Corvette improved over 30 years even in price

2017 C7 Corvette more powerful and fuel efficient than C4 version

Published: May 2, 2017, 10:15 PM
Updated: May 6, 2017, 4:34 AM

Chevrolet Corvette Grand Sport - Of course the Corvette was on almost every young boomer’s automotive lust list – specifically the second-generation Sting Ray models, which set new standards in both styling and engineering for American cars. The most desirable and unobtainable of that lot were five special Grand Sport models built for Le Mans level endurance racing, just before GM pulled the plug on such covert competition activities. While the new C7 Stingray is closer in appearance to the less-desirable C3 models than those iconic C2s, it does offer a Grand Sport model, trimmed and outfitted to evoke those originals. Without the optional Z07 track package it will be a distinctive and reasonably comfortable driver with serious appreciation potential.

We’re all aware of the “new and improved” marketing philosophy, that justifies price-increases due to the improvements of a new model over the one it replaces, but a recent comparison is showing that improvements shouldn’t automatically mean decreases in affordability.

C4 Chevrolet Corvette

Curb-ramp manufacturer Bridjit Curb Ramps is proving the point with a comparison of the new Corvette with its ancestor from 30 years ago.

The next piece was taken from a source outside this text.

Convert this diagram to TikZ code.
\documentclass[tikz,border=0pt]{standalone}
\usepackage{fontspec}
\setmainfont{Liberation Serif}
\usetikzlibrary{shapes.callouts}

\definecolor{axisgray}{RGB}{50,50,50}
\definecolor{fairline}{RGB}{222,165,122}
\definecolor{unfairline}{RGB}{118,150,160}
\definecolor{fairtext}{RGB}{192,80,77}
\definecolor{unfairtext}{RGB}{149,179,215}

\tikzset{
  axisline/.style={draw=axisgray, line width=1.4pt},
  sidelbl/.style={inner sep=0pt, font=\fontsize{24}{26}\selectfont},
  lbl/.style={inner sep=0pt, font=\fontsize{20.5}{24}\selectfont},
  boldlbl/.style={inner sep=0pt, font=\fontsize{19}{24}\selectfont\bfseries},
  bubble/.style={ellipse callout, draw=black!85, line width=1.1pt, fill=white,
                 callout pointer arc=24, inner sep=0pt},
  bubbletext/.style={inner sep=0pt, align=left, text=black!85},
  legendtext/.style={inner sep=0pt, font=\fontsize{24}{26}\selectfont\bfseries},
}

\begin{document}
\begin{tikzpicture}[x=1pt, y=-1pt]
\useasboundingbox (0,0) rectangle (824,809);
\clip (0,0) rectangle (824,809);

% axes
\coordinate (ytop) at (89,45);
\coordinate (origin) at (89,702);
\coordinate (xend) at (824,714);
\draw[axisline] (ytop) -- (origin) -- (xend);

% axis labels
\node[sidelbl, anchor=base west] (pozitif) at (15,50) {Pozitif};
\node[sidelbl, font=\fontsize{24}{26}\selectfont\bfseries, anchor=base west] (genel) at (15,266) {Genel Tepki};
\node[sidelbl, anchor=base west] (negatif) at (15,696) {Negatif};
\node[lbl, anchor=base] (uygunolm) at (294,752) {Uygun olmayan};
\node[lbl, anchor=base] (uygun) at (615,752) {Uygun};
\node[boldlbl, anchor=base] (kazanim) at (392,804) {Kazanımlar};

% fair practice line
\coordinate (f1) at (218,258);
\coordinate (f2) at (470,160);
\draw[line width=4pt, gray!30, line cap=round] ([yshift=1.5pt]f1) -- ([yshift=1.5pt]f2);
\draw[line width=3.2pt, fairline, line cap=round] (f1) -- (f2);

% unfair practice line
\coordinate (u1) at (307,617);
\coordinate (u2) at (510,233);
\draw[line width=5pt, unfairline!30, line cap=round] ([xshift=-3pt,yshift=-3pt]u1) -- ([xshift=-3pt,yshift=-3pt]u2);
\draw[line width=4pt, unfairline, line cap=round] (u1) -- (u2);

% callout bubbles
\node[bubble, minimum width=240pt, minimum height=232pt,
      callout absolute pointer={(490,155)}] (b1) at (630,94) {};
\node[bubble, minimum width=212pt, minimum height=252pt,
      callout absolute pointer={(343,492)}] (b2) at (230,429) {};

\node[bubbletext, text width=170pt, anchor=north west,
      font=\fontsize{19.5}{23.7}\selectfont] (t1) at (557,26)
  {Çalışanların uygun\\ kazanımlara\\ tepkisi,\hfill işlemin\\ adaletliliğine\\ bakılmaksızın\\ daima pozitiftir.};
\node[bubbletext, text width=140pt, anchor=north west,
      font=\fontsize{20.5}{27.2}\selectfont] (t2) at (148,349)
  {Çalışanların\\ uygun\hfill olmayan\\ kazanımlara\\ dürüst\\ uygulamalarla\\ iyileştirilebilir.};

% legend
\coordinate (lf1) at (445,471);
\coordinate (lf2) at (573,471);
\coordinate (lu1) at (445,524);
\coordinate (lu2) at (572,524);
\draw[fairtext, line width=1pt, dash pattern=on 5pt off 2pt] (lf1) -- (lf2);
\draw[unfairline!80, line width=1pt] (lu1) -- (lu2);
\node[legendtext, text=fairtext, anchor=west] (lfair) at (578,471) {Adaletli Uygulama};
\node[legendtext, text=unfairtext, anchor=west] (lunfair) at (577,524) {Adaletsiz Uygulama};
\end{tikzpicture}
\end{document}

Naturally, the high-performance coupe has been improved considerably over that time and three generations.

For example, today’s LT1 6.2-litre V-8 has increased just 8.25% in displacement, but horsepower and torque have improved by over 89% and 33%, respectively, to 455 hp and 460 lb-ft. And with those improvements, 0-100 km/h times have dropped 1.5 seconds and quarter mile times by nearly 3 seconds. And despite the larger engine, fuel economy has marginally improved to 14.7 L/100 km in the city and 9.4 on the highway — improvements of 6.7% and 8.7%, respectively.

Part of the credit for the performance improvements goes to the Corvette’s weight-reduction technologies, which has seen weight rise just 33 kg over three decades.

“In many ways, the ’87 Corvette was an impressive car,” says John Curry, president of Bridjit Curb Ramps. “The L98 engine was improved with the addition of hydraulic roller lifters that pushed the horsepower to 240 in that model. Thirty years ago, that was exceptional power, but it came at a hefty price.”

With all the improvements, Corvette has practically doubled in base price over three decades (from $27,999 US, to $55,450). However, when adjusted for inflation, the 1987 price would be the equivalent of $61,175.15 today (according to, which means the 2017 price represents a decrease of nearly 10%.

But the one thing that is off importance to Bridjit is that Corvette ground clearance has actually dropped 13 mm, with the body now standing 102 mm off the ground.

“Four inches of ground clearance creates all sorts of problems for Corvette owners, and to be honest a lot of the people that buy our curb ramp are Corvette owners,” concludes Curry. “The ’Vette actually lost a ½ inch of clearance since 1987. I appreciate that the Corvette is a high performance vehicle, but I can’t understand why GM hasn’t increased the car’s ground clearance.”